CSC 4810/6810 (Computer Numbers 1876/1893)

Artificial Intelligence Fall 2001

Classroom: 203-G, 7:15-8:55 p.m., MW


Instructor: Dr. Yanqing Zhang

Office: 776 College of Education Building

Phone: 404-651-0682 (o)

Fax: 404-651-2246



Office Hours: 2:30 4:00 p.m. MW or by appointment


Text: Artificial Intelligence - A Modern Approach , by S. J. Russell and P. Norvig, Prentice Hall, 1995.

Course Content: Introduction to basic AI techniques and methodologies. Topics include search strategies, problem solving, knowledge and reasoning, logic and deduction, expert systems, neural networks, fuzzy logic, genetic algorithms, learning, data mining, intelligent agents, etc. Hands-on programming projects.

Prerequisite: CSc 3410 Data Structures and CSc 4330 Programming Language Concepts.

Course Requirements: All students should not only learn basic theoretical principles but also accumulate practical hands-on experience. Undergraduate students and graduate students will do assignments, take tests and finish programming projects. Team work is encouraged. At the end of this semester, all graduate students and undergraduate students will give presentations to share knowledge and skills. An undergraduate student needs to write a technical report. A graduate student needs to write a conference paper.


Class Policy:

      Attendance: Students are required to attend all classes.

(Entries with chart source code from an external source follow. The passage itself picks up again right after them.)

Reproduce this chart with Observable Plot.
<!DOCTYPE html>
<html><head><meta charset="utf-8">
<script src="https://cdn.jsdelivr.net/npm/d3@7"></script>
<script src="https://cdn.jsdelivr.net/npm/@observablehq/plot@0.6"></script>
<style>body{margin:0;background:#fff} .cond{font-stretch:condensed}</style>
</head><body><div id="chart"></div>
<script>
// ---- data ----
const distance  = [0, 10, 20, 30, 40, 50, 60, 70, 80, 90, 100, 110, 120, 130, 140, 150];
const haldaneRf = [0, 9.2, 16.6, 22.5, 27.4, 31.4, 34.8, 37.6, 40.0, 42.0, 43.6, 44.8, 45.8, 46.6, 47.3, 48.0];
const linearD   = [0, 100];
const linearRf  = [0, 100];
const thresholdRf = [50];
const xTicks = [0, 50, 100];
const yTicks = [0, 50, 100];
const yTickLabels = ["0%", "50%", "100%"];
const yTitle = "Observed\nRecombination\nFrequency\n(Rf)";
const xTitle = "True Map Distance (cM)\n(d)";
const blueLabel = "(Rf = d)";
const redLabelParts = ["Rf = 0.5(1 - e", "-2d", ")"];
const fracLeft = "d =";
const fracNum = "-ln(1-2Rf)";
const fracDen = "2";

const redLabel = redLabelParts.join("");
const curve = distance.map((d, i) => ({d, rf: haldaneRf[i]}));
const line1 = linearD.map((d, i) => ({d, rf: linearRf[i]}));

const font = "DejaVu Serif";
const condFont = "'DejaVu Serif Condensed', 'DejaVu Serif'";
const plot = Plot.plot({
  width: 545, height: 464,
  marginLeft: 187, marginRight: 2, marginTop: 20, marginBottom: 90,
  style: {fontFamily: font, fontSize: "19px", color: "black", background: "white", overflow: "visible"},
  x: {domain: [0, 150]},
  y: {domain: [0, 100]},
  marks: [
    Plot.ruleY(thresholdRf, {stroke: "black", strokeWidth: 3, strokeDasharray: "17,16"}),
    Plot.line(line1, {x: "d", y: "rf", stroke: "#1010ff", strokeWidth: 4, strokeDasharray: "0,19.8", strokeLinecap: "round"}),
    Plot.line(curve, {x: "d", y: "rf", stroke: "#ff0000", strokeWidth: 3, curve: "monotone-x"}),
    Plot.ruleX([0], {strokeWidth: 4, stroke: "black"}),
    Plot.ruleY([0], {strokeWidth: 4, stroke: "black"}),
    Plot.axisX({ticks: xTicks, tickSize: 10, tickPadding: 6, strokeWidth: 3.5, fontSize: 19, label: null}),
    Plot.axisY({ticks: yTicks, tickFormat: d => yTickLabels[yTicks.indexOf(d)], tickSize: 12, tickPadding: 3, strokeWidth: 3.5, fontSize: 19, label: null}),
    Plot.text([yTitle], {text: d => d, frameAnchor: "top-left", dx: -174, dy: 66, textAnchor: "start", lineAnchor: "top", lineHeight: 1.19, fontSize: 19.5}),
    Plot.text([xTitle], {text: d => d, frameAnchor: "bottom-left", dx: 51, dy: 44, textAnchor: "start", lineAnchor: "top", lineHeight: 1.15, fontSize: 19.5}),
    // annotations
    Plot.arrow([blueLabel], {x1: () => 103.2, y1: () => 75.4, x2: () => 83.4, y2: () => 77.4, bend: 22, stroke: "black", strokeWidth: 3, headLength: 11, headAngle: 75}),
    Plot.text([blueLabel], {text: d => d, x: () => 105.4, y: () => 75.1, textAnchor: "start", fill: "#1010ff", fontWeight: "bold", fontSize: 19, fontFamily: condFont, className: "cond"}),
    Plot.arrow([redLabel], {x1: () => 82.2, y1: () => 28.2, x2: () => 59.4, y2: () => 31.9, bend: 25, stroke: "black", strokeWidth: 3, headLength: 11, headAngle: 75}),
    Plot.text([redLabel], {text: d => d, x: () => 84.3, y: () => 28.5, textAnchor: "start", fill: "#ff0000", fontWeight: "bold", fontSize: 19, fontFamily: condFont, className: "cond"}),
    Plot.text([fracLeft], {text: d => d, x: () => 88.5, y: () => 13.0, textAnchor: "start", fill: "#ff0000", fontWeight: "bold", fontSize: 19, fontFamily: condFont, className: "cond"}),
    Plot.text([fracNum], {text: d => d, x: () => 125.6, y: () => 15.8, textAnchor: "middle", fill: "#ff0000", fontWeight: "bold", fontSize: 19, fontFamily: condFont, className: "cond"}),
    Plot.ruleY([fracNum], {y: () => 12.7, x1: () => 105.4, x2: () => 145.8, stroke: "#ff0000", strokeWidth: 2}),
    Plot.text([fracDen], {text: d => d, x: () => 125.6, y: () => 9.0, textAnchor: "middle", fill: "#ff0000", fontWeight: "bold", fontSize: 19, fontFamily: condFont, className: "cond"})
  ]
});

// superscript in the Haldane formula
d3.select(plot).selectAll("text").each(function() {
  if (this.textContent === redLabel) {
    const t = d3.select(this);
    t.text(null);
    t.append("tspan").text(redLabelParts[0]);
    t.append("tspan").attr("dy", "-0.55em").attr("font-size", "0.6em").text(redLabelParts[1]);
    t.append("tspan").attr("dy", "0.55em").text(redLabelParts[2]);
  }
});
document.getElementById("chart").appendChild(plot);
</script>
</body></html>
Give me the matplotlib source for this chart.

      Academic honesty: Plagiarism will result in a score of zero on the test or paper. The instructor has the right to make a decision of if two or more papers are cheating.

      Assignments and Projects: They must be handed in on time and will not be accepted when past due.

      Withdrawals: Oct. 12 Friday is the last day to withdraw and possibly receive a W.

      Make-ups: Must need the instructor's special permission.

Grading Policy:

Mid-term Exam 25%


A [90, 100]

Final Exam 25%


B [80, 90)

Assignments 15%


C [70, 80)

Projects 30%


D [60, 70)

Attendance 5%


F [0, 60)


Tentative Course Outline and Schedule:

Chapter 1 Introduction

Aug. 20, 22

Chapter 2 Intelligent Agents

Aug. 27, 29

Chapter 3 Solving Problems by Searching

Sept. 5, 10, 12

Chapter 4 Informed Search Methods

Sept. 17, 19

Chapter 5 Game Playing

Sept. 24, 26

Chapter 6 Agents that Reason Logically

Oct. 1, 3

* Mid-term Exam

Oct. 9

Chapter 14 Uncertainty

Oct. 10, 15, 17

Chapter 15 Probabilistic Reasoning Systems

Oct. 22, 24

Chapter 18 Learning from Observations

Oct. 29, 31

Chapter 19 Learning in Neural and Belief Networks

Nov. 5, 7

Chapter 20 Reinforcement Learning

Nov. 12, 14

Chapter 27 AI: Present and Future

Nov. 19

# Project Presentations

Nov. 26, 28, Dec. 3

* Final Exam (Project Due)

Dec. 5 7:15-8:55 p.m. W


Statement: This course syllabus provides a general plan for the course; deviations may be necessary.